Klemens Gutmann: Es gibt nicht das entscheidende Patentrezept - wir müssen alles machen. Wir brauchen Fachkräfte aus dem Ausland und wir müssen sehen, dass wir die jungen Leute, die bereits da sind, halten. Einigen Unternehmen gelingt das auch. Die Firmen, denen es nicht gelingt, junge Leute herzuholen, müssen im Zweifelsfall dort Standorte aufmachen, wo die Fachkräfte leben.

Volksstimme: Das wäre aber nicht gerade eine gute Nachricht für Sachsen-Anhalt, wenn Unternehmen woanders Standorte aufmachen.

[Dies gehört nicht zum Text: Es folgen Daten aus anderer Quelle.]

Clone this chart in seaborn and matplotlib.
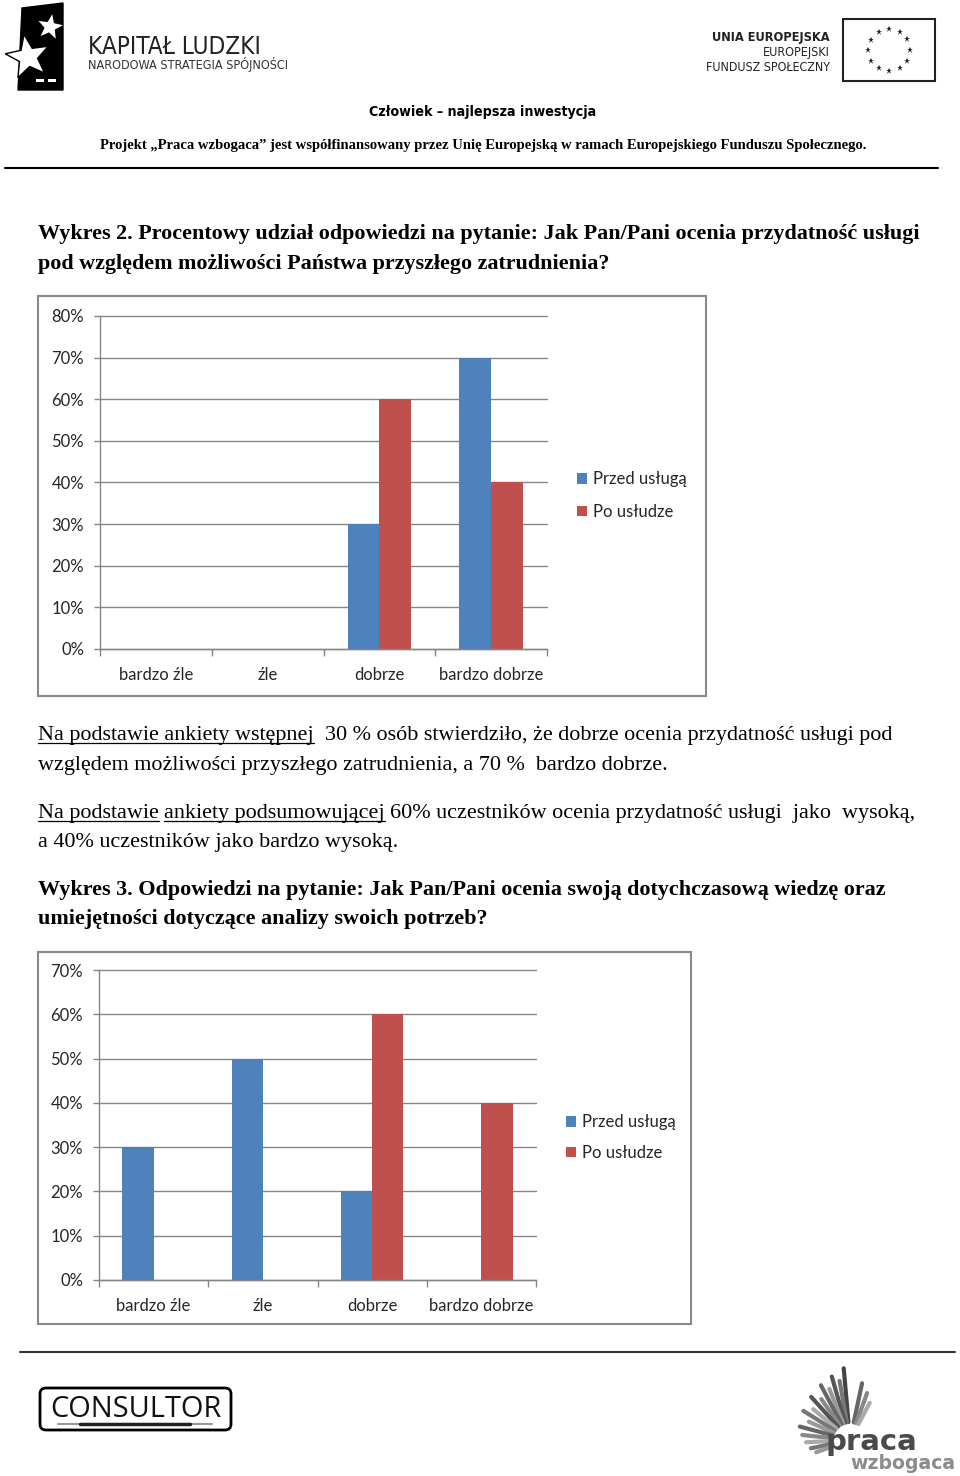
import matplotlib
matplotlib.use("Agg")
import numpy as np
import pandas as pd
import seaborn as sns
import matplotlib.pyplot as plt
from matplotlib.patches import Rectangle, FancyBboxPatch, Polygon
from matplotlib import font_manager as fm

# ---------------- data ----------------
categories = ["bardzo źle", "źle", "dobrze", "bardzo dobrze"]
series_names = ["Przed usługą", "Po usłudze"]
wykres2_przed = [0.00, 0.00, 0.30, 0.70]
wykres2_po = [0.00, 0.00, 0.60, 0.40]
wykres3_przed = [0.30, 0.50, 0.20, 0.00]
wykres3_po = [0.00, 0.00, 0.60, 0.40]
wykres2_yticks = [0.0, 0.1, 0.2, 0.3, 0.4, 0.5, 0.6, 0.7, 0.8]
wykres3_yticks = [0.0, 0.1, 0.2, 0.3, 0.4, 0.5, 0.6, 0.7]

BLUE = "#4F81BD"
RED = "#C0504D"
GRID = "#868686"
TXT = "#262626"
FS = 12

sns.set_theme(style="white")
plt.rcParams["font.family"] = ["Lato", "DejaVu Sans"]

W, H = 960, 1476
fig = plt.figure(figsize=(W / 100, H / 100), dpi=100)
fig.patch.set_facecolor("white")
page = fig.add_axes([0, 0, 1, 1], zorder=0)
page.set_xlim(0, W)
page.set_ylim(H, 0)
page.axis("off")
renderer = fig.canvas.get_renderer()

SERIF = ["Liberation Serif", "DejaVu Serif"]


def find_narrow(bold):
    cands = []
    for f in fm.fontManager.ttflist:
        nm = f.name.lower()
        narrow = ("narrow" in nm or "condensed" in nm
                  or str(f.stretch).lower() in ("condensed", "semi-condensed", "extra-condensed"))
        if not narrow or f.style != "normal":
            continue
        w = f.weight if isinstance(f.weight, (int, float)) else (700 if "bold" in str(f.weight) else 400)
        if bold != (w >= 600):
            continue
        cands.append(f.fname)
    cands.sort()
    return cands[0] if cands else None


NARROW_REG = find_narrow(False)
NARROW_BOLD = find_narrow(True)


def fprops(family, weight, size):
    if family == "NARROW":
        path = NARROW_BOLD if weight == "bold" else NARROW_REG
        if path is not None:
            return fm.FontProperties(fname=path, size=size)
        return fm.FontProperties(family=["Liberation Sans", "DejaVu Sans"],
                                 weight=weight, size=size)
    return fm.FontProperties(family=family, weight=weight, size=size)


def measure(s, size, family, weight="normal"):
    t = page.text(0, 0, s, fontproperties=fprops(family, weight, size))
    w = t.get_window_extent(renderer).width
    t.remove()
    return w


def put(x, y, s, size, family, weight="normal", ha="left", va="baseline",
        color="black", target=None):
    if target is not None:
        size = size * target / measure(s, size, family, weight)
    page.text(x, y, s, fontproperties=fprops(family, weight, size),
              ha=ha, va=va, color=color)
    return size


def run_line(x, y, parts, size, family, weight="normal", color="black"):
    sp = measure("n n", size, family, weight) - measure("nn", size, family, weight)
    cx = x
    for s, ul, nsp in parts:
        cx += nsp * sp
        w = measure(s, size, family, weight)
        page.text(cx, y, s, fontproperties=fprops(family, weight, size),
                  ha="left", va="baseline", color=color)
        if ul:
            page.plot([cx, cx + w], [y + 3, y + 3], color=color, lw=0.9)
        cx += w


def star_pts(cx, cy, r, inner=0.42, rot=-90):
    pts = []
    for i in range(10):
        rr = r if i % 2 == 0 else r * inner
        a = np.deg2rad(rot + i * 36)
        pts.append((cx + rr * np.cos(a), cy + rr * np.sin(a)))
    return pts


# ---------------- header ----------------
page.add_patch(Polygon([(22, 8), (63, 3), (63, 90), (18, 90)], closed=True,
                       fc="black", ec="black"))
page.add_patch(Polygon(star_pts(28, 57, 23, rot=-100), closed=True, fc="white",
                       ec="black", lw=1))
page.add_patch(Polygon(star_pts(50, 27, 13, rot=-80), closed=True, fc="white",
                       ec="none"))
page.add_patch(Rectangle((36, 79), 8, 3, fc="white", ec="none"))
page.add_patch(Rectangle((48, 79), 8, 3, fc="white", ec="none"))
put(88, 54, "KAPITAŁ LUDZKI", 16, "NARROW", color="#222222", target=174)
put(88, 69, "NARODOWA STRATEGIA SPÓJNOŚCI", 8, "NARROW", color="#333333", target=200)

put(830, 41, "UNIA EUROPEJSKA", 9, "NARROW", weight="bold", ha="right", color="#222222", target=118)
put(830, 56, "EUROPEJSKI", 9, "NARROW", ha="right", color="#222222", target=67)
put(830, 71, "FUNDUSZ SPOŁECZNY", 9, "NARROW", ha="right", color="#222222", target=124)
page.add_patch(Rectangle((843, 19), 92, 62, fill=False, ec="#222222", lw=1.5))
for k in range(12):
    a = np.deg2rad(k * 30)
    page.plot(889 + 21 * np.cos(a), 50 + 21 * np.sin(a), marker="*", ms=5,
              color="#222222", mew=0)

put(483, 116, "Człowiek – najlepsza inwestycja", 10, "NARROW", weight="bold",
    ha="center", target=225)
put(483, 149, "Projekt „Praca wzbogaca” jest współfinansowany przez Unię "
    "Europejską w ramach Europejskiego Funduszu Społecznego.", 10, SERIF,
    weight="bold", ha="center", target=771)
page.plot([5, 938], [168, 168], color="black", lw=1.5)

# ---------------- body text ----------------
tsize = put(38, 239, "Wykres 2. Procentowy udział odpowiedzi na pytanie: Jak "
            "Pan/Pani ocenia przydatność usługi", 14, SERIF, weight="bold",
            target=884)
put(38, 269, "pod względem możliwości Państwa przyszłego zatrudnienia?", tsize,
    SERIF, weight="bold")

psize = 14 * 631 / measure("względem możliwości przyszłego zatrudnienia, a 70 %  "
                           "bardzo dobrze.", 14, SERIF)
run_line(38, 740, [("Na podstawie ankiety wstępnej", True, 0),
                   ("30 % osób stwierdziło, że dobrze ocenia przydatność usługi pod",
                    False, 2)], psize, SERIF)
put(38, 770, "względem możliwości przyszłego zatrudnienia, a 70 %  bardzo dobrze.",
    psize, SERIF)
run_line(38, 818, [("Na podstawie", True, 0), ("ankiety podsumowującej", True, 1),
                   ("60% uczestników ocenia przydatność usługi  jako  wysoką,",
                    False, 1)], psize, SERIF)
put(38, 847, "a 40% uczestników jako bardzo wysoką.", psize, SERIF)

put(38, 895, "Wykres 3. Odpowiedzi na pytanie: Jak Pan/Pani ocenia swoją "
    "dotychczasową wiedzę oraz", tsize, SERIF, weight="bold")
put(38, 924, "umiejętności dotyczące analizy swoich potrzeb?", tsize, SERIF,
    weight="bold")


# ---------------- charts ----------------
def chart(rect_px, box_px, przed, po, yticks, leg_x, leg_y, spacing):
    l, t, r, b = rect_px
    bl, bt, br, bb = box_px
    page.add_patch(Rectangle((bl, bt), br - bl, bb - bt, fill=False,
                             ec="#8a8a8a", lw=1.5))
    ax = fig.add_axes([l / W, 1 - b / H, (r - l) / W, (b - t) / H], zorder=2)
    df = pd.DataFrame({
        "kategoria": categories * 2,
        "seria": [series_names[0]] * len(categories) + [series_names[1]] * len(categories),
        "udzial": list(przed) + list(po),
    })
    sns.barplot(data=df, x="kategoria", y="udzial", hue="seria",
                order=categories, hue_order=series_names,
                palette=[BLUE, RED], saturation=1, width=0.57,
                errorbar=None, linewidth=0, ax=ax)
    ax.set_xlim(-0.5, len(categories) - 0.5)
    ax.set_ylim(0, yticks[-1])
    ax.set_yticks(yticks)
    ax.set_yticklabels([f"{int(round(v * 100))}%" for v in yticks])
    ax.set_xlabel("")
    ax.set_ylabel("")
    ax.set_axisbelow(True)
    ax.yaxis.grid(True, color=GRID, lw=1)
    ax.xaxis.grid(False)
    for gl in ax.get_ygridlines():
        gl.set_clip_on(False)
    for s in ["top", "right"]:
        ax.spines[s].set_visible(False)
    for s in ["left", "bottom"]:
        ax.spines[s].set_color(GRID)
        ax.spines[s].set_linewidth(1)
    ax.set_xticks([i - 0.5 for i in range(len(categories) + 1)], minor=True)
    ax.tick_params(axis="y", which="major", left=True, length=4.5, width=1,
                   color=GRID, direction="out", pad=7, labelsize=FS,
                   labelcolor=TXT)
    ax.tick_params(axis="x", which="major", bottom=True, length=0, pad=13,
                   labelsize=FS, labelcolor=TXT)
    ax.tick_params(axis="x", which="minor", bottom=True, length=5, width=1,
                   color=GRID, direction="out")
    leg = ax.get_legend()
    handles = leg.legend_handles
    labels = [tx.get_text() for tx in leg.get_texts()]
    leg.remove()
    ax.legend(handles, labels, loc="center left",
              bbox_to_anchor=(leg_x / W, 1 - leg_y / H),
              bbox_transform=fig.transFigure, frameon=False,
              fontsize=FS, handlelength=0.6, handleheight=0.6,
              handletextpad=0.35, labelspacing=spacing, borderpad=0,
              borderaxespad=0, labelcolor=TXT)
    return ax


chart((100, 316, 547, 649), (38, 296, 706, 696), wykres2_przed, wykres2_po,
      wykres2_yticks, 577, 495.5, 1.0)
chart((99, 970, 536, 1280), (38, 952, 691, 1324), wykres3_przed, wykres3_po,
      wykres3_yticks, 566, 1137.5, 0.88)

# ---------------- footer ----------------
page.plot([20, 955], [1352, 1352], color="#333333", lw=1.5)
page.add_patch(FancyBboxPatch((40, 1388), 191, 42,
                              boxstyle="round,pad=0,rounding_size=6",
                              fill=False, ec="black", lw=2))
put(136, 1417, "CONSULTOR", 20, ["Open Sans", "DejaVu Sans"], ha="center",
    color="#111111", target=171)
page.plot([58, 212], [1424, 1424], color="#999999", lw=1.5, solid_capstyle="round")
page.plot([80, 190], [1424, 1424], color="#222222", lw=2.5, solid_capstyle="round")

ray_angles = [95, 100, 106, 112, 118, 125, 132, 140, 148, 156, 165, 174, 183, 192, 200, 78, 70, 62]
ray_lengths = [72, 60, 66, 55, 62, 50, 58, 48, 55, 45, 52, 48, 44, 40, 36, 58, 50, 42]
ray_greys = ["#444444", "#777777", "#555555", "#999999", "#666666", "#888888",
             "#555555", "#aaaaaa", "#777777", "#999999", "#666666", "#888888",
             "#aaaaaa", "#777777", "#999999", "#666666", "#888888", "#aaaaaa"]
cx0, cy0 = 850, 1440
for ang, ln, gc in zip(ray_angles, ray_lengths, ray_greys):
    a = np.deg2rad(ang)
    r0 = 18
    page.plot([cx0 + r0 * np.cos(a), cx0 + ln * np.cos(a)],
              [cy0 - r0 * np.sin(a), cy0 - ln * np.sin(a)], color=gc, lw=3)
put(826, 1450, "praca", 20, ["DejaVu Sans"], weight="bold", color="#4a4a4a",
    target=92)
put(850, 1469, "wzbogaca", 14, ["DejaVu Sans"], weight="bold", color="#8c8c8c",
    target=105)

fig.savefig("out.png", dpi=100, facecolor="white")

Klemens Gutmann: Ach, das ist eigentlich keine schlechte Nachricht, das ist in der Wirtschaft ganz normal. Sollte ein Unternehmen woanders expandieren, blieben ja der Firmensitz und damit die Steuereinnahmen hier.

Und eines ist auch klar: Universalforderungen wie höhere Löhne nützen nichts. Jede Firma zahlt schon jetzt genau so viel, wie sie kann, es herrscht schließlich Wettbewerb. Das gilt für Baden-Württemberg wie für Sachsen-Anhalt. Werden bei einer Firma die Fachkräfte zu knapp, geht der Lohn automatisch nach oben - so lange, bis es nicht mehr geht. Kann die Firma dann keine höheren Löhne mehr bezahlen, wird sie schrumpfen. Insofern werden wir auch sehen, dass mit der Bevölkerungsentwicklung Firmen verschwinden. Das wird nicht immer gleich mit dramatischen Pleiten einhergehen, aber der Bevölkerungsrückgang wird sich bemerkbar machen.

Volksstimme: 18.000 Sachsen-Anhalter haben inzwischen die Rente mit 63 in Anspruch genommen. Verschärft sich dadurch der Fachkräftemangel?

Klemens Gutmann: Ich bin da schon schwer von der Politik enttäuscht. Dem Einzelnen gönne ich ja persönlich den verfrühten Renteneinstieg, aber für den Arbeitsmarkt ist das eine Katastrophe. Wir entziehen dem Markt nun die Fachkräfte, die wir dringend brauchen. Denn es geht ja nur zum geringsten Teil um den vielzitierten Dachdecker, also um körperlich schwer arbeitende Menschen. Es gehen viel mehr nun Leute in Rente, die eben noch nicht physisch abgearbeitet sind. Die Rente mit 63 ist schlicht eine planlose Wohltat.